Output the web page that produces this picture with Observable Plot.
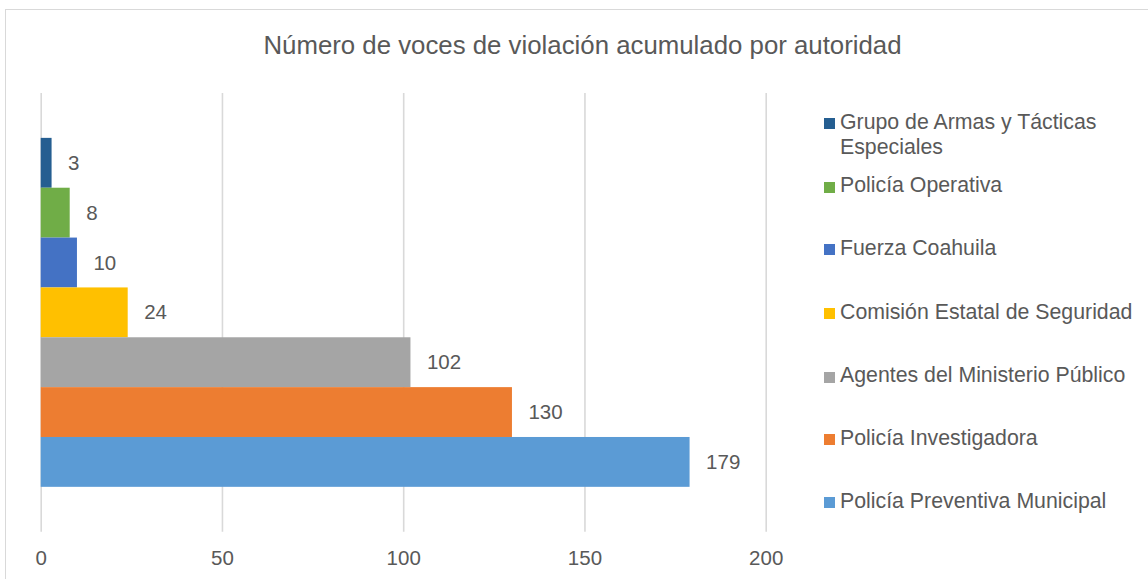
<!DOCTYPE html>
<html><head><meta charset="utf-8">
<script src="https://cdn.jsdelivr.net/npm/d3@7"></script>
<script src="https://cdn.jsdelivr.net/npm/@observablehq/plot@0.6"></script>
<style>
html,body{margin:0;padding:0;background:#fff;overflow:hidden;}
#wrap{position:relative;width:1148px;height:579px;overflow:hidden;font-family:"Liberation Sans",Arial,sans-serif;color:#595959;}
#border{position:absolute;left:5px;top:9px;width:1300px;height:800px;border:1.5px solid #d9d9d9;box-sizing:border-box;}
#chart{position:absolute;left:0;top:0;}
#title{position:absolute;left:0;width:1165px;top:30px;text-align:center;font-size:25.8px;line-height:30px;white-space:nowrap;}
.lg-sq{position:absolute;left:824px;width:11px;height:11px;}
.lg-tx{position:absolute;left:840px;font-size:21.3px;line-height:25px;white-space:nowrap;}
</style>
</head><body>
<div id="wrap">
  <div id="border"></div>
  <div id="chart"></div>
  <div id="title">Número de voces de violación acumulado por autoridad</div>
</div>
<script>
const categories = [
  "Grupo de Armas y Tácticas Especiales",
  "Policía Operativa",
  "Fuerza Coahuila",
  "Comisión Estatal de Seguridad",
  "Agentes del Ministerio Público",
  "Policía Investigadora",
  "Policía Preventiva Municipal"
];
const values = [3, 8, 10, 24, 102, 130, 179];
const colors = ["#255E91", "#70AD47", "#4472C4", "#FFC000", "#A5A5A5", "#ED7D31", "#5B9BD5"];
const xTicks = [0, 50, 100, 150, 200];
const legendLines = [
  ["Grupo de Armas y Tácticas", "Especiales"],
  ["Policía Operativa"],
  ["Fuerza Coahuila"],
  ["Comisión Estatal de Seguridad"],
  ["Agentes del Ministerio Público"],
  ["Policía Investigadora"],
  ["Policía Preventiva Municipal"]
];

const data = categories.map((c, i) => ({cat: c, value: values[i]}));

const chart = Plot.plot({
  width: 1148,
  height: 579,
  marginLeft: 40.7,
  marginRight: 382.3,
  marginTop: 93,
  marginBottom: 47.3,
  style: {fontFamily: "'Liberation Sans', Arial, sans-serif", fontSize: "20.5px", color: "#595959", background: "transparent", overflow: "visible"},
  x: {domain: [0, 200], axis: null, label: null},
  y: {domain: categories, paddingInner: 0, paddingOuter: 0.9, round: false, axis: null, label: null},
  color: {domain: categories, range: colors},
  marks: [
    Plot.ruleX(xTicks, {stroke: "#d9d9d9", strokeWidth: 1.6}),
    Plot.barX(data, {x: "value", y: "cat", fill: "cat"}),
    Plot.text(data, {x: "value", y: "cat", text: d => String(d.value), textAnchor: "start", dx: 16, fontSize: 20.5, fill: "#595959"}),
    Plot.axisX({ticks: xTicks, tickSize: 0, tickPadding: 18, fontSize: 20.5, fill: "#595959", label: null})
  ]
});
document.getElementById("chart").appendChild(chart);

// legend
const wrap = document.getElementById("wrap");
const baselines = [130, 193.3, 256, 320, 383.3, 446, 509];
legendLines.forEach((lines, i) => {
  const sq = document.createElement("div");
  sq.className = "lg-sq";
  sq.style.background = colors[i];
  sq.style.top = (baselines[i] - 11.7) + "px";
  wrap.appendChild(sq);
  const tx = document.createElement("div");
  tx.className = "lg-tx";
  tx.style.top = (baselines[i] - 20) + "px";
  tx.innerHTML = lines.join("<br>");
  wrap.appendChild(tx);
});
</script>
</body></html>
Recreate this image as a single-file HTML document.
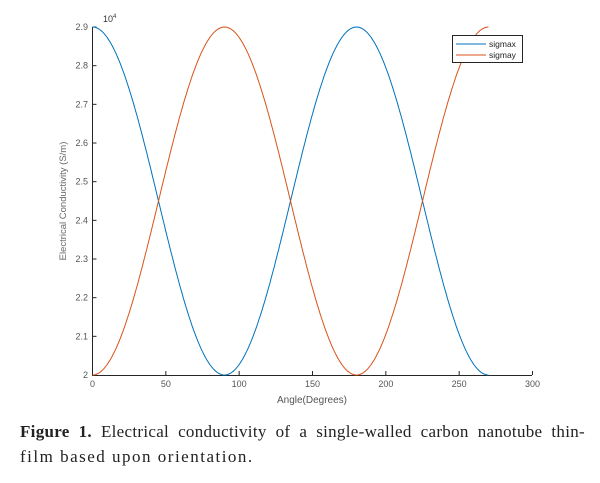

=-=-=-=-=

### Your objective
Copy every record above exactly, leaving out the pictures.

### Output
Output the web page that produces this picture with Observable Plot.
<!DOCTYPE html>
<html><head><meta charset="utf-8">
<script src="https://cdn.jsdelivr.net/npm/d3@7"></script>
<script src="https://cdn.jsdelivr.net/npm/@observablehq/plot@0.6"></script>
<style>
html,body{margin:0;padding:0;background:#fff;overflow:hidden;}
#wrap{position:relative;width:1148px;height:579px;overflow:hidden;font-family:"Liberation Sans",Arial,sans-serif;color:#595959;}
#border{position:absolute;left:5px;top:9px;width:1300px;height:800px;border:1.5px solid #d9d9d9;box-sizing:border-box;}
#chart{position:absolute;left:0;top:0;}
#title{position:absolute;left:0;width:1165px;top:30px;text-align:center;font-size:25.8px;line-height:30px;white-space:nowrap;}
.lg-sq{position:absolute;left:824px;width:11px;height:11px;}
.lg-tx{position:absolute;left:840px;font-size:21.3px;line-height:25px;white-space:nowrap;}
</style>
</head><body>
<div id="wrap">
  <div id="border"></div>
  <div id="chart"></div>
  <div id="title">Número de voces de violación acumulado por autoridad</div>
</div>
<script>
const categories = [
  "Grupo de Armas y Tácticas Especiales",
  "Policía Operativa",
  "Fuerza Coahuila",
  "Comisión Estatal de Seguridad",
  "Agentes del Ministerio Público",
  "Policía Investigadora",
  "Policía Preventiva Municipal"
];
const values = [3, 8, 10, 24, 102, 130, 179];
const colors = ["#255E91", "#70AD47", "#4472C4", "#FFC000", "#A5A5A5", "#ED7D31", "#5B9BD5"];
const xTicks = [0, 50, 100, 150, 200];
const legendLines = [
  ["Grupo de Armas y Tácticas", "Especiales"],
  ["Policía Operativa"],
  ["Fuerza Coahuila"],
  ["Comisión Estatal de Seguridad"],
  ["Agentes del Ministerio Público"],
  ["Policía Investigadora"],
  ["Policía Preventiva Municipal"]
];

const data = categories.map((c, i) => ({cat: c, value: values[i]}));

const chart = Plot.plot({
  width: 1148,
  height: 579,
  marginLeft: 40.7,
  marginRight: 382.3,
  marginTop: 93,
  marginBottom: 47.3,
  style: {fontFamily: "'Liberation Sans', Arial, sans-serif", fontSize: "20.5px", color: "#595959", background: "transparent", overflow: "visible"},
  x: {domain: [0, 200], axis: null, label: null},
  y: {domain: categories, paddingInner: 0, paddingOuter: 0.9, round: false, axis: null, label: null},
  color: {domain: categories, range: colors},
  marks: [
    Plot.ruleX(xTicks, {stroke: "#d9d9d9", strokeWidth: 1.6}),
    Plot.barX(data, {x: "value", y: "cat", fill: "cat"}),
    Plot.text(data, {x: "value", y: "cat", text: d => String(d.value), textAnchor: "start", dx: 16, fontSize: 20.5, fill: "#595959"}),
    Plot.axisX({ticks: xTicks, tickSize: 0, tickPadding: 18, fontSize: 20.5, fill: "#595959", label: null})
  ]
});
document.getElementById("chart").appendChild(chart);

// legend
const wrap = document.getElementById("wrap");
const baselines = [130, 193.3, 256, 320, 383.3, 446, 509];
legendLines.forEach((lines, i) => {
  const sq = document.createElement("div");
  sq.className = "lg-sq";
  sq.style.background = colors[i];
  sq.style.top = (baselines[i] - 11.7) + "px";
  wrap.appendChild(sq);
  const tx = document.createElement("div");
  tx.className = "lg-tx";
  tx.style.top = (baselines[i] - 20) + "px";
  tx.innerHTML = lines.join("<br>");
  wrap.appendChild(tx);
});
</script>
</body></html>
Recreate this image as a single-file HTML document.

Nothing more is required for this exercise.